DATA SUPPLIED:
● ● ● ● ● ● ●
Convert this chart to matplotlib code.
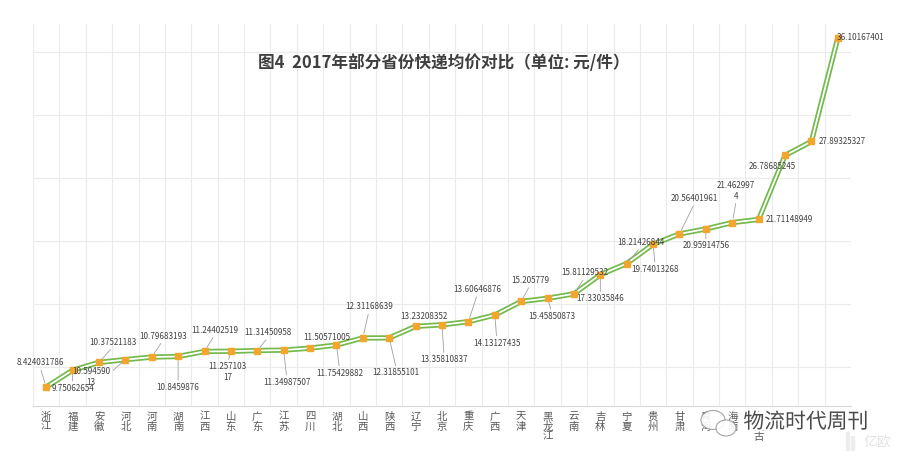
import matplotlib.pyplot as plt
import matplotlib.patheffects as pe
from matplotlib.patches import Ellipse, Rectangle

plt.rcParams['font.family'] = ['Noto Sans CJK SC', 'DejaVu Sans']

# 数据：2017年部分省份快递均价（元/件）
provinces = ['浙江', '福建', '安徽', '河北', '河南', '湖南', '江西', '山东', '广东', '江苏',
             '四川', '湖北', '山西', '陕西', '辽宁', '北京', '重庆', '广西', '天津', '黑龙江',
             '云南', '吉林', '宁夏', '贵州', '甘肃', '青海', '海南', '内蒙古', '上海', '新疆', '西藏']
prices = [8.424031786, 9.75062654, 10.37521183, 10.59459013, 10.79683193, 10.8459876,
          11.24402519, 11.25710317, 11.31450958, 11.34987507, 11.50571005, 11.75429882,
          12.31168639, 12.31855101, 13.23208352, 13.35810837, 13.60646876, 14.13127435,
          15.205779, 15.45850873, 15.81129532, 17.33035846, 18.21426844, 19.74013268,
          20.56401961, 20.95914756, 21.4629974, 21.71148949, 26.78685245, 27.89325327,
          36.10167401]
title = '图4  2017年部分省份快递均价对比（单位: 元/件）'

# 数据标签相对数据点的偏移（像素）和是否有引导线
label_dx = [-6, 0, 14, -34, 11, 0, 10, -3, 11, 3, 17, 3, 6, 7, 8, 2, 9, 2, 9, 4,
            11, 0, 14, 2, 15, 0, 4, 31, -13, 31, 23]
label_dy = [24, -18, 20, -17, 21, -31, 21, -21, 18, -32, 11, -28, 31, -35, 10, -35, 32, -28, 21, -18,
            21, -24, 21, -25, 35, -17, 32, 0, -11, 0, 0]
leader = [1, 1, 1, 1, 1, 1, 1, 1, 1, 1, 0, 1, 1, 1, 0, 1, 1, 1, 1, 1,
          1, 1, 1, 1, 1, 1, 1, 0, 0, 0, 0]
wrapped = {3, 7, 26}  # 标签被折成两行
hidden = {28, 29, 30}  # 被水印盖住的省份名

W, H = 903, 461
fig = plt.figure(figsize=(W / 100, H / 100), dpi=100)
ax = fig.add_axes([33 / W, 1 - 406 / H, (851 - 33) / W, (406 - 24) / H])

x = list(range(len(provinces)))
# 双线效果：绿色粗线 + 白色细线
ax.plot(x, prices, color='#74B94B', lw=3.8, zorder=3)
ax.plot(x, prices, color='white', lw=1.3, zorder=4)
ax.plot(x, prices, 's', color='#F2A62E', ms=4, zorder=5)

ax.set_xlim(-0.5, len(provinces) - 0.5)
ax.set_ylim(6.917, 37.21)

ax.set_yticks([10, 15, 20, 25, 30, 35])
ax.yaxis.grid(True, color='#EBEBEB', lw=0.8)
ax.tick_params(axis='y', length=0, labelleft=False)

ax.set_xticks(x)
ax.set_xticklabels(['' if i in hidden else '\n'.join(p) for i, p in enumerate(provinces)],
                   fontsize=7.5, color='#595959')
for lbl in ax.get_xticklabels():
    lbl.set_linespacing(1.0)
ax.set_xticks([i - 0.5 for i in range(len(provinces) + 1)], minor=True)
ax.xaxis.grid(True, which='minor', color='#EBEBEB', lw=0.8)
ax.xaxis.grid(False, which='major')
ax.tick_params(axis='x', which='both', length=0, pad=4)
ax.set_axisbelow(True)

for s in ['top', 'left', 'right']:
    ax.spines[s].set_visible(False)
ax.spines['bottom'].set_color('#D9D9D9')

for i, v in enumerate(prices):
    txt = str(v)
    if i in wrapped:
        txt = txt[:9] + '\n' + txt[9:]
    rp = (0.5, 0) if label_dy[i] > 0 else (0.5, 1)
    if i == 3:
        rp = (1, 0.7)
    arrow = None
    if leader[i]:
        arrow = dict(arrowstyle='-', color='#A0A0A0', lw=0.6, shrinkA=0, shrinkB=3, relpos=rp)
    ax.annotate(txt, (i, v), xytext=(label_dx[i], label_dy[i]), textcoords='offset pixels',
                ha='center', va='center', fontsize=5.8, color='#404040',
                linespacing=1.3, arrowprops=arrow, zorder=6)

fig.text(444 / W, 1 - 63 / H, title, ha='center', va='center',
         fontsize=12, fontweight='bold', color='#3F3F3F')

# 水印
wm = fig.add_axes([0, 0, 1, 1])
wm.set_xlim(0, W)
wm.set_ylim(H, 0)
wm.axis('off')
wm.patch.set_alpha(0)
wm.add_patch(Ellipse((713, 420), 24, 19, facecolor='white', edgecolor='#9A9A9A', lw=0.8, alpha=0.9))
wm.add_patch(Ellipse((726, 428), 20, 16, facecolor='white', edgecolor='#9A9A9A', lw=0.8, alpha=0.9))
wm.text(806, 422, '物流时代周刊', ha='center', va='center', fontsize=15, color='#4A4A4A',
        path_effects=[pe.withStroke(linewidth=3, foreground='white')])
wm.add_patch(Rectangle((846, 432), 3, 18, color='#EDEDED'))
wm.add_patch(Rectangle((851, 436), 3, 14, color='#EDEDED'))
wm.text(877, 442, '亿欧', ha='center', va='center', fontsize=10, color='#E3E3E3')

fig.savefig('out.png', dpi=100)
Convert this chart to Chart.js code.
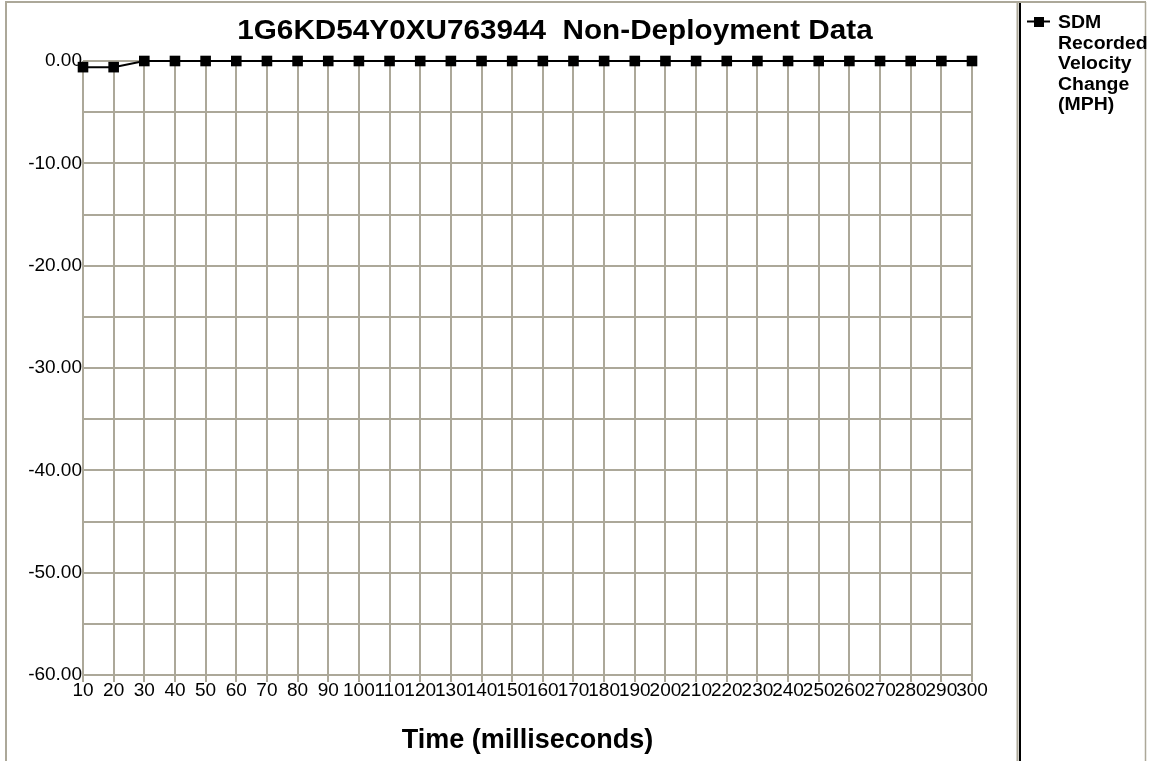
● ● ● ● ● ● ●
WHAT IS ASKED:
Only the lines from the start of the records through the line containing "plt.rcParams['font.family'] = ['Noto" should be repeated, word for word, with the pictures left out.

PROBLEM SOLUTION:
Convert this chart to matplotlib code.
import matplotlib.pyplot as plt
import matplotlib.patheffects as pe
from matplotlib.patches import Ellipse, Rectangle

plt.rcParams['font.family'] = ['Noto Sans CJK SC', 'DejaVu Sans']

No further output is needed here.